Production Readiness Patterns

Automatic discovery eliminates manual configuration. Inotify provides efficient real-time monitoring. Batch processing optimizes network utilization. Structured enrichment enables downstream processing.

Operational Excellence

Comprehensive error handling prevents data loss. Resource management prevents system impact. Real-time monitoring enables proactive operations. Docker deployment simplifies infrastructure management.

This collector provides the foundation for enterprise-scale log processing, handling the complexities of Linux system integration while maintaining reliability and performance standards required for production environments.

Success Criteria

Your Linux collector succeeds when it:

Automatically discovers log sources (95%+ of system logs)
Processes 1000+ lines per second per source
Maintains sub-second latency for critical logs
Survives log rotation without data loss
Provides clear operational visibility through dashboards

Technical Metrics:

Processing latency under 100ms for high-priority logs
Zero data loss during log rotation events
Resource usage under 5% CPU and 50MB RAM per 100 sources
Web dashboard showing real-time collection statistics

Real-World Context

This collector architecture mirrors production systems at major tech companies. Google’s infrastructure generates petabytes of logs daily, collected by agents running on millions of servers. Amazon’s CloudWatch agents use similar patterns for system monitoring across AWS infrastructure.

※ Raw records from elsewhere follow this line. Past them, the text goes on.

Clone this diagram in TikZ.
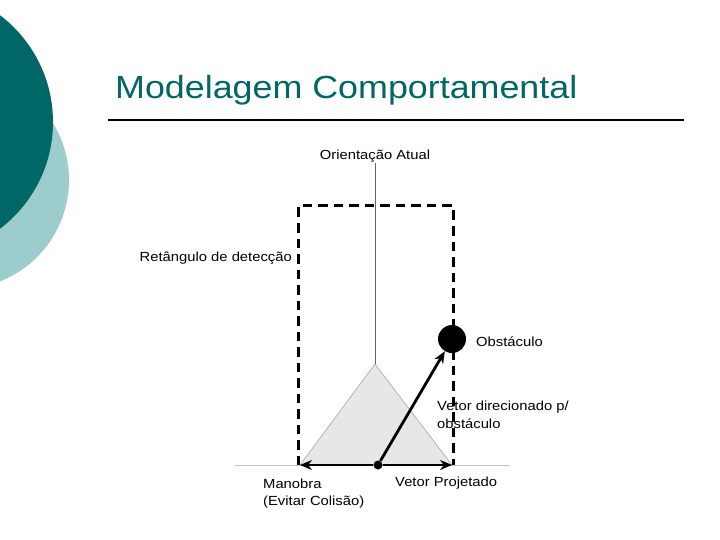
\documentclass[tikz,border=0pt]{standalone}
\usepackage{fontspec}
\setmainfont{Liberation Sans}[FakeStretch=1.12]
\usetikzlibrary{arrows.meta, positioning}

\definecolor{tealdark}{RGB}{0,102,102}
\definecolor{teallight}{RGB}{156,204,204}
\definecolor{trigray}{RGB}{231,231,231}

\tikzset{
  lbl/.style={inner sep=0pt, font=\fontsize{13.2}{16}\selectfont},
  vec/.style={line width=2.8pt, -{Stealth[length=12pt, width=10pt]}},
  detect/.style={line width=3pt, dash pattern=on 9.5pt off 6pt},
  ponto/.style={circle, fill=black, inner sep=0pt},
}

\begin{document}
\begin{tikzpicture}[x=1pt, y=-1pt]
        \clip (0,0) rectangle (720,540);
        % fundo do slide
        \fill[teallight] (-40,180) circle (109);
        \fill[tealdark] (-81,122) circle (134);
        \node[anchor=base west, inner sep=0pt, text=tealdark, font=\fontsize{32}{36}\selectfont] (titulo) at (115,99) {Modelagem Comportamental};
        \draw[line width=1.5pt] (108,120) -- (684,120);

        \coordinate (solo1) at (235,465);
        \coordinate (solo2) at (510,465);
        \coordinate (apice) at (375,364);
        \coordinate (baseE) at (300,465);
        \coordinate (baseD) at (452,465);
        \coordinate (orient) at (375,163);
        \coordinate (retE) at (298,465);
        \coordinate (retC) at (453,206);
        \coordinate (retD) at (453,465);

        \draw[gray!50, line width=0.8pt] (solo1) -- (solo2);
        \draw[fill=trigray, draw=gray!70, line width=0.6pt] (apice) -- (baseE) -- (baseD) -- cycle;
        \draw[gray!80!black, line width=0.8pt] (orient) -- (apice);
        \draw[detect] (retE) |- (retC) -- (retD);

        \node[ponto, minimum size=28pt] (obst) at (452,339) {};
        \node[ponto, minimum size=9pt] (robo) at (378,465) {};

        \draw[vec] (robo) -- (obst);
        \draw[vec] (robo) -- (baseE);
        \draw[vec] (robo) -- (baseD);

        \node[lbl, anchor=base] (orientLbl) at (375,160) {Orientação Atual};
        \node[lbl, anchor=base east] (retLbl) at (292,261) {Retângulo de detecção};
        \node[lbl, anchor=base west] (obstLbl) at (476,346) {Obstáculo};
        \node[lbl, anchor=base west] (vetA) at (437,410.5) {Vetor direcionado p/};
        \node[lbl, below=17.5pt of vetA.base west, anchor=base west] (vetB) {obstáculo};
        \node[lbl, anchor=base west] (manA) at (263,488) {Manobra};
        \node[lbl, below=17.5pt of manA.base west, anchor=base west] (manB) {(Evitar Colisão)};
        \node[lbl, anchor=base west] (projLbl) at (395,486.5) {Vetor Projetado};
\end{tikzpicture}
\end{document}
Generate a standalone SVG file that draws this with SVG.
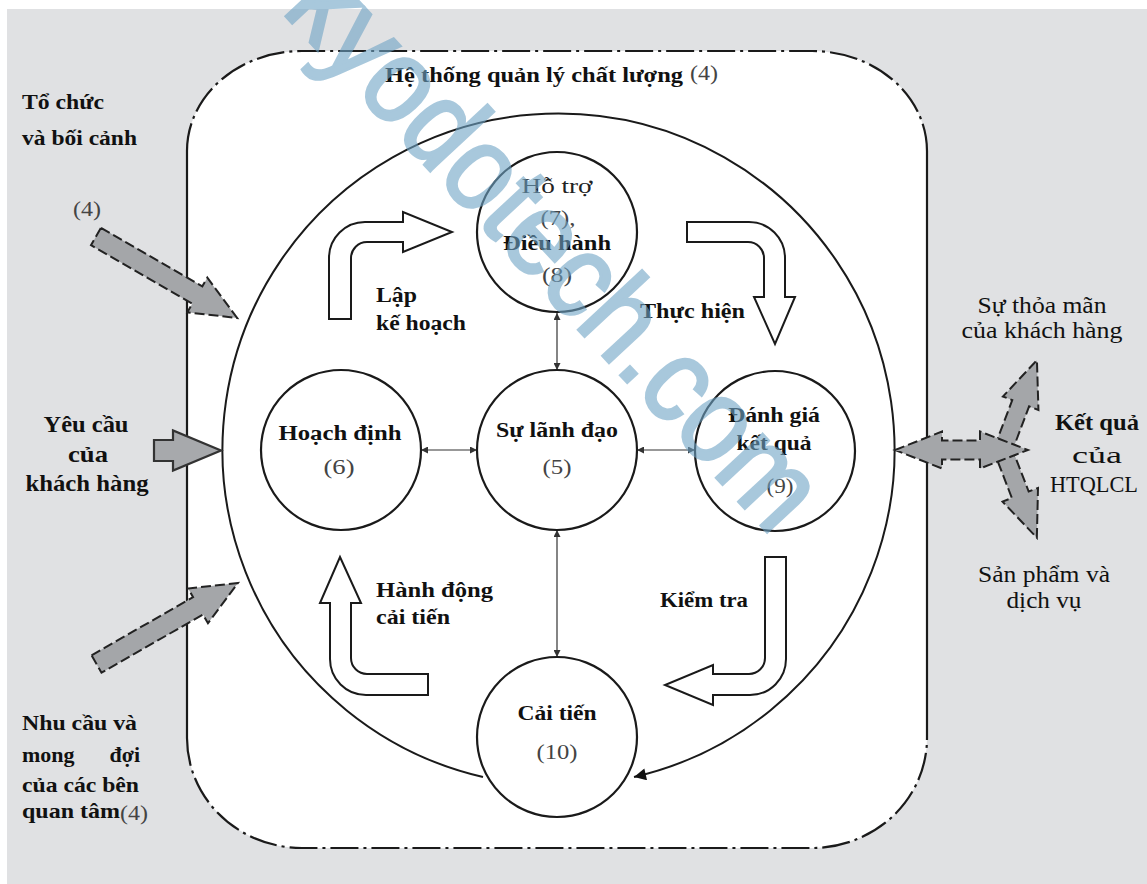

The patterns you implement today - automatic discovery, structured enrichment, and resilient state management - form the foundation of enterprise logging infrastructure.

Tomorrow’s Foundation

Your Linux collector provides the groundwork for Day 122’s Windows agent. Both collectors will share common interfaces and data formats, enabling unified log processing across heterogeneous environments.

The structured log format you design today becomes the standard for all future collectors, ensuring consistent processing regardless of log source operating system.